The Heat got booed by their own fans and Spoelstra was so desperate with his point guard situation that he rolled out Toney Douglas, who has played about five meaningful minutes all season. The emerging storyline is that the Heat are exhausted after playing so many minutes over the past four seasons or that Wade's knee must be acting up because he couldn't get a shot off in the paint.

It seems rather unlikely that the workload of the past four years or the past four weeks would hit the Heat like a sledgehammer in the middle of this series. No, the Heat have led for only a handful of minutes in the four games. Their entire defense is aimed at pressuring the ball but it's impossible for them to do so if the ball stays in one place for only one second at a time.

Kawhi Leonard, far and away the youngest and most energetic player in the series, is cementing his forthcoming maximum contract on his way to a series MVP. Boris Diaw and Tony Parker are playing as though it's the European Championships and they're the best duo on the continent. Every play Gregg Popovich draws up in the huddles works, which is killing Heat rallies.

The better team is winning and the championship flotilla is being planned for the Riverwalk sometime next week.

This is a monster the Heat have not seen before. There's no one specific to blame. There's no "lackluster defense," though they haven't been great. It's not a matter of effort. It's not the coach's decisions, though Spoelstra surely will be implementing some changes that could start with the benching of Mario Chalmers.

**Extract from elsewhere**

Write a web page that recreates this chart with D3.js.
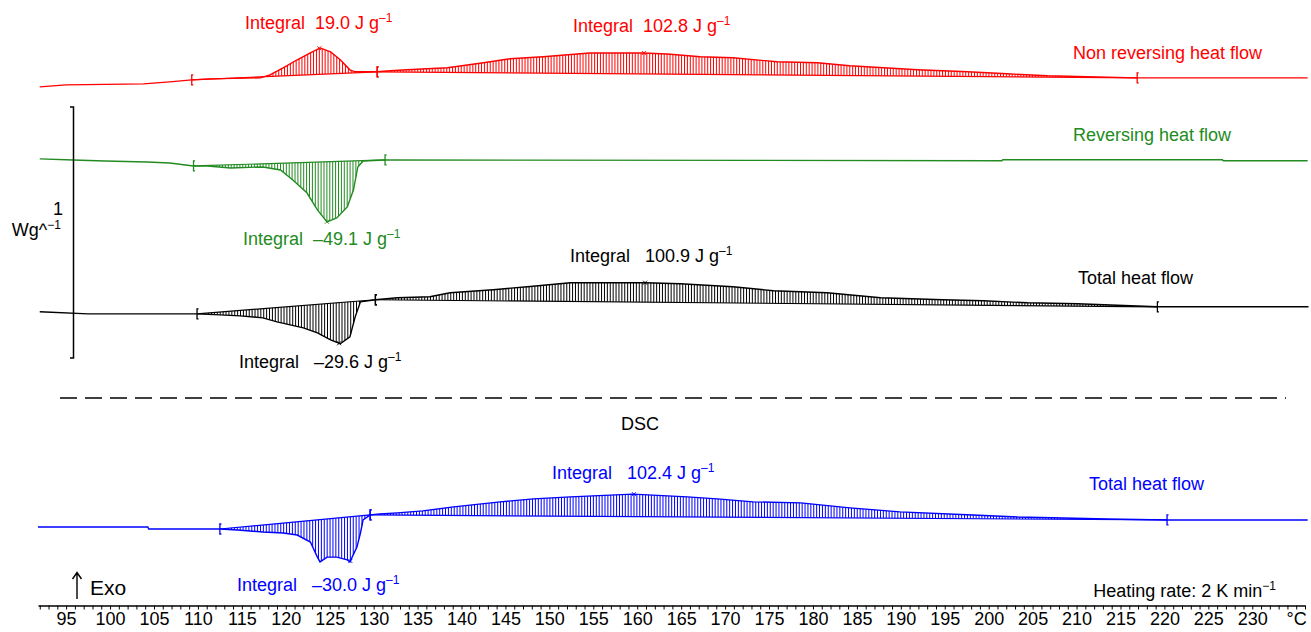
<!DOCTYPE html>
<html>
<head>
<meta charset="utf-8">
<script src="https://cdn.jsdelivr.net/npm/d3@7"></script>
<style>
    body { margin: 0; background: #fff; }
    svg { display: block; font-family: "Liberation Sans", Arial, sans-serif; }
    text { white-space: pre; }
</style>
</head>
<body>
<svg id="chart" width="1311" height="632"></svg>
<script>
// temperatures in °C, heat flow in W/g relative to the start of each trace
const nonRevT  = [92.0, 95.0, 103.8, 106.8, 109.3, 111.4, 117.1, 118.2, 119.7, 121.3, 122.8, 123.9, 125.1, 126.2, 127.3, 127.9, 130.4, 131.9, 133.8, 138.4, 142.5, 145.5, 149.3, 154.6, 160.7, 163.4, 167.2, 170.9, 175.9, 180.5, 184.2, 191.9, 197.6, 202.1, 206.7, 216.9, 236.3];
const nonRevHF = [0, 0.008, 0.012, 0.020, 0.028, 0.032, 0.036, 0.048, 0.076, 0.108, 0.135, 0.155, 0.139, 0.108, 0.068, 0.060, 0.060, 0.064, 0.068, 0.076, 0.096, 0.112, 0.120, 0.135, 0.135, 0.131, 0.120, 0.116, 0.100, 0.096, 0.084, 0.068, 0.060, 0.052, 0.044, 0.036, 0.036];

const revT  = [92.0, 95.8, 99.4, 104.2, 106.8, 109.5, 111.1, 113.7, 117.4, 119.4, 120.8, 122.4, 123.6, 124.7, 125.8, 127.0, 127.7, 128.2, 128.8, 131.3, 201.5, 201.6, 226.6, 226.7, 236.3];
const revHF = [0.004, 0, -0.004, -0.008, -0.012, -0.024, -0.024, -0.032, -0.028, -0.040, -0.080, -0.131, -0.199, -0.247, -0.231, -0.187, -0.120, -0.028, -0.004, 0, -0.003, 0.001, 0.001, -0.003, -0.003];

const totT  = [92.0, 97.5, 109.9, 112.5, 114.8, 117.4, 119.0, 122.0, 123.6, 125.1, 126.2, 127.3, 127.9, 128.5, 130.2, 132.7, 136.4, 138.7, 143.6, 147.5, 152.4, 160.9, 164.9, 170.9, 175.5, 181.6, 187.7, 194.8, 199.4, 204.4, 210.1, 219.2, 236.4];
const totHF = [0, -0.008, -0.008, -0.012, -0.016, -0.024, -0.040, -0.064, -0.084, -0.112, -0.127, -0.100, -0.020, 0.040, 0.048, 0.056, 0.060, 0.076, 0.088, 0.100, 0.116, 0.116, 0.112, 0.100, 0.084, 0.076, 0.056, 0.048, 0.044, 0.036, 0.032, 0.020, 0.020];

const dscT  = [91.8, 104.3, 104.4, 112.5, 114.5, 117.4, 119.7, 121.3, 122.8, 123.6, 123.9, 124.7, 125.8, 127.0, 127.3, 128.1, 128.5, 128.8, 129.6, 130.7, 132.7, 135.6, 139.1, 144.4, 148.2, 152.4, 159.5, 165.7, 169.1, 173.2, 178.6, 184.2, 189.9, 198.2, 203.3, 208.5, 213.5, 220.3, 236.3];
const dscHF = [0, 0, -0.008, -0.008, -0.012, -0.020, -0.024, -0.032, -0.060, -0.120, -0.139, -0.120, -0.120, -0.131, -0.139, -0.080, -0.024, 0.028, 0.048, 0.052, 0.056, 0.064, 0.080, 0.100, 0.112, 0.120, 0.131, 0.120, 0.112, 0.100, 0.096, 0.076, 0.060, 0.048, 0.040, 0.036, 0.032, 0.028, 0.028];

// vertical shift of each trace (W/g)
const traceOffsets = [2.004, 1.713, 1.108, 0.251];
const traceNames = ["Non reversing heat flow", "Reversing heat flow", "Total heat flow", "Total heat flow"];

// integration limits (°C) and integrals (J/g)
const nonRevLimits = [[109.3, 130.4], [130.4, 216.9]];
const revLimits    = [[109.5, 131.3]];
const totLimits    = [[109.9, 130.2], [130.2, 219.2]];
const dscLimits    = [[112.5, 129.6], [129.6, 220.3]];
const nonRevIntegrals = ["19.0", "102.8"];
const revIntegrals    = ["–49.1"];
const totIntegrals    = ["–29.6", "100.9"];
const dscIntegrals    = ["–30.0", "102.4"];

const tickValues = d3.range(92, 237);

// ---- layout ----
const colors = ["#ff0000", "#228b22", "#000000", "#0000ff"];
const svg = d3.select("#chart");
const x = d3.scaleLinear().domain([91.8, 236.0]).range([38, 1305]);
const y = d3.scaleLinear().domain([0, 2.35]).range([590, 0]);

const traces = [
    {T: nonRevT, HF: nonRevHF, limits: nonRevLimits, ints: nonRevIntegrals,
     intPos: [[245, 29, "  "], [573, 32, "  "]], namePos: [1073, 59]},
    {T: revT, HF: revHF, limits: revLimits, ints: revIntegrals,
     intPos: [[243, 245, "  "]], namePos: [1073, 141]},
    {T: totT, HF: totHF, limits: totLimits, ints: totIntegrals,
     intPos: [[239, 368, "   "], [570, 262, "   "]], namePos: [1078, 284]},
    {T: dscT, HF: dscHF, limits: dscLimits, ints: dscIntegrals,
     intPos: [[237, 591, "   "], [552, 479, "   "]], namePos: [1089, 490]}
];

function valueAt(T, HF, t) {
    const i = d3.bisectRight(T, t);
    if (i <= 0) return HF[0];
    if (i >= T.length) return HF[T.length - 1];
    const f = (t - T[i - 1]) / (T[i] - T[i - 1]);
    return HF[i - 1] + f * (HF[i] - HF[i - 1]);
}

function supText(sel, px, py, main, sup, color, anchor, size) {
    const t = sel.append("text")
        .attr("x", px).attr("y", py)
        .attr("fill", color)
        .attr("font-size", size || 18)
        .attr("text-anchor", anchor || "start");
    t.append("tspan").text(main);
    if (sup) {
        t.append("tspan").attr("font-size", 12).attr("dy", -7).text(sup);
    }
    return t;
}

traces.forEach((tr, k) => {
    const off = traceOffsets[k];
    const col = colors[k];
    const g = svg.append("g").attr("stroke", col).attr("fill", "none");
    const pts = tr.T.map((t, i) => [t, tr.HF[i] + off]);

    // hatched integral areas
    tr.limits.forEach(([t0, t1]) => {
        const b0 = valueAt(tr.T, tr.HF, t0), b1 = valueAt(tr.T, tr.HF, t1);
        const hatch = [];
        for (let t = t0; t <= t1; t += 0.33) {
            const base = b0 + (b1 - b0) * (t - t0) / (t1 - t0);
            hatch.push({t: t, base: base + off, v: valueAt(tr.T, tr.HF, t) + off});
        }
        g.append("g").selectAll("line").data(hatch).join("line")
            .attr("x1", d => x(d.t)).attr("x2", d => x(d.t))
            .attr("y1", d => y(d.base)).attr("y2", d => y(d.v))
            .attr("stroke-width", 1);
        g.append("line")
            .attr("x1", x(t0)).attr("y1", y(b0 + off))
            .attr("x2", x(t1)).attr("y2", y(b1 + off))
            .attr("stroke-width", 1.2);
        // limit brackets
        [t0, t1].forEach(t => {
            const yy = y(valueAt(tr.T, tr.HF, t) + off);
            g.append("path")
                .attr("d", `M${x(t) + 1.5},${yy - 5}h-1.5v10h1.5`)
                .attr("stroke-width", 1.3);
        });
        // peak mark
        let best = null;
        hatch.forEach(d => { if (!best || Math.abs(d.v - d.base) > Math.abs(best.v - best.base)) best = d; });
        g.append("path")
            .attr("d", `M${x(best.t) - 2},${y(best.v) - 2}l4,4m0,-4l-4,4`)
            .attr("stroke-width", 0.9);
    });

    g.append("path")
        .datum(pts)
        .attr("d", d3.line().x(d => x(d[0])).y(d => y(d[1])))
        .attr("stroke-width", 1.4);

    // labels
    tr.ints.forEach((v, j) => {
        const [px, py, gap] = tr.intPos[j];
        supText(svg, px, py, "Integral" + gap + v + " J g", "–1", col);
    });
    svg.append("text")
        .attr("x", tr.namePos[0]).attr("y", tr.namePos[1])
        .attr("fill", col).attr("font-size", 18)
        .text(traceNames[k]);
});

// scale bar: 1 W/g
const barTop = 1.924;
svg.append("path")
    .attr("d", `M70,${y(barTop)}H73.5V${y(barTop - 1)}H70`)
    .attr("stroke", "#000").attr("stroke-width", 1.5).attr("fill", "none");
svg.append("text").attr("x", 63).attr("y", 215).attr("text-anchor", "end")
    .attr("font-size", 18).text("1");
supText(svg, 61, 236, "Wg^", "−1", "#000", "end");

// dashed separator + DSC title
svg.append("line")
    .attr("x1", 60).attr("x2", 1286).attr("y1", 398).attr("y2", 398)
    .attr("stroke", "#000").attr("stroke-width", 1.4)
    .attr("stroke-dasharray", "17,8");
svg.append("text").attr("x", 640).attr("y", 430).attr("text-anchor", "middle")
    .attr("font-size", 18).text("DSC");

// exo arrow
svg.append("path")
    .attr("d", "M77,599V573M72.5,579L77,572.5L81.5,579")
    .attr("stroke", "#000").attr("stroke-width", 1.4).attr("fill", "none");
svg.append("text").attr("x", 90).attr("y", 595).attr("font-size", 21).text("Exo");

supText(svg, 1276, 597, "Heating rate: 2 K min", "−1", "#000", "end");

// temperature axis
const axis = svg.append("g")
    .attr("transform", "translate(0,605.5)")
    .call(d3.axisBottom(x)
        .tickValues(tickValues)
        .tickSize(4)
        .tickSizeOuter(0)
        .tickFormat(d => d === 235 ? "°C" : (d % 5 === 0 ? d : "")));
axis.attr("font-family", null).attr("font-size", 18);
axis.select(".domain").attr("stroke-width", 1.3);
axis.selectAll(".tick line").attr("stroke-width", 1);
</script>
</body>
</html>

The Spurs have simply been better. Instinct tells the Heat they shouldn't give up, that they'll come back because they always have before.

This, finally, isn't before. They've haven't just met their match after four years, they've met a wall.

"Our group has been through everything you possibly can be through except for this circumstance," Spoelstra said. "So why not? Why not test ourselves right now collectively?"

It's more than a test, it's a humbling new experience.